Il est parti, mais son cœur est resté parmi vous. Quelque région qu'il habite, croyez qu'il se montrera constamment l'ami du nom français. Heureux si les malheurs qu'il éprouva dans votre patrie ne retombent que sur lui seul !

 

Le public, dit le libraire Hardy, dévorait pour ainsi dire le Mémoire du comte de Cagliostro, qu'on avait imprimé en nombre suffisant pour satisfaire son avidité.

Or, en ce moment, Latude, sorti de prison, remplissait la France des récits de son long martyre ; le pamphlet de Linguet contre la Bastille, celui de Mirabeau contre les ordres arbitraires avaient un formidable retentissement. On sait aujourd'hui ce que ces écrits contenaient d'exagérations et de mensonges ; mais le peuple, dans une crainte douloureuse, écoutait avec avidité. Le marquis de Launey était gouverneur de la Bastille, le commissaire Chesnon était l'officier chargé de l'exécution des lettres de cachet.
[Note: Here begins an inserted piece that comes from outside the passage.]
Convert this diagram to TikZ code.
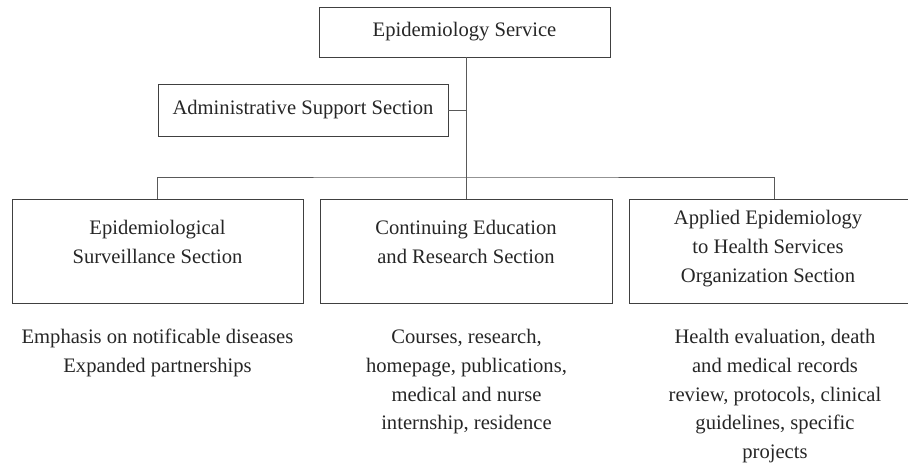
\documentclass[tikz,border=0pt]{standalone}
\usepackage{fontspec}
\setmainfont{Liberation Serif}
\begin{document}
\begin{tikzpicture}[x=1pt,y=-1pt,
  box/.style={draw=black!75,line width=0.9pt,inner sep=0pt},
  lbl/.style={font=\fontsize{20.6}{28.8}\selectfont,text=black!85,align=center,inner sep=0pt},
  link/.style={draw=black!65,line width=0.9pt}]
\useasboundingbox (0,0) rectangle (908,465);
% boxes
\node[box,minimum width=291pt,minimum height=50pt] (srv) at (464.5,32) {};
\node[lbl] at (srv) {Epidemiology Service};
\node[box,minimum width=290pt,minimum height=52pt] (adm) at (303,110) {};
\node[lbl] at (adm) {Administrative Support Section};
\node[box,minimum width=291pt,minimum height=104pt] (sur) at (157.5,251) {};
\node[box,minimum width=292pt,minimum height=104pt] (edu) at (466,251) {};
\node[box,minimum width=280pt,minimum height=104pt] (app) at (769,251) {};
\node[lbl,anchor=north] (surT) at (157.5,220) {Epidemiological\\Surveillance Section};
\node[lbl,anchor=north] (eduT) at (466,220) {Continuing Education\\and Research Section};
\node[lbl,anchor=north] (appT) at (768,210) {Applied Epidemiology\\to Health Services\\Organization Section};
% descriptions
\node[lbl,anchor=north] (surD) at (157.5,329) {Emphasis on notificable diseases\\Expanded partnerships};
\node[lbl,anchor=north] (eduD) at (466.5,329) {Courses, research,\\homepage, publications,\\medical and nurse\\internship, residence};
\node[lbl,anchor=north] (appD) at (775,329) {Health evaluation, death\\and medical records\\review, protocols, clinical\\guidelines, specific\\projects};
% connectors
\coordinate (bar) at (466,177);
\draw[link] (srv.south -| bar) -- (edu.north);
\draw[link] (adm.east) -- (adm.east -| bar);
\draw[link] (sur.north -| 157,0) |- (bar) -| (app.north -| 774,0);
\end{tikzpicture}
\end{document}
On se rappelle, dira Chesnon dans sa réponse aux accusations de Cagliostro, l'effet terrible qu'a fait son Mémoire dans le public. Il a fait le même effet dans toute l'Europe. Le débit en approchait de la sédition. Cagliostro, de son côté, dans une lettre au peuple anglais, publiée peu après, constate avec orgueil : Mon Mémoire contre les sieurs Chesnon et de Launey parut. Il a fait sur tous les esprits une impression qui subsiste encore et qui subsistera toujours, quelque chose qui puisse arriver, parce que la vérité a un caractère indélébile.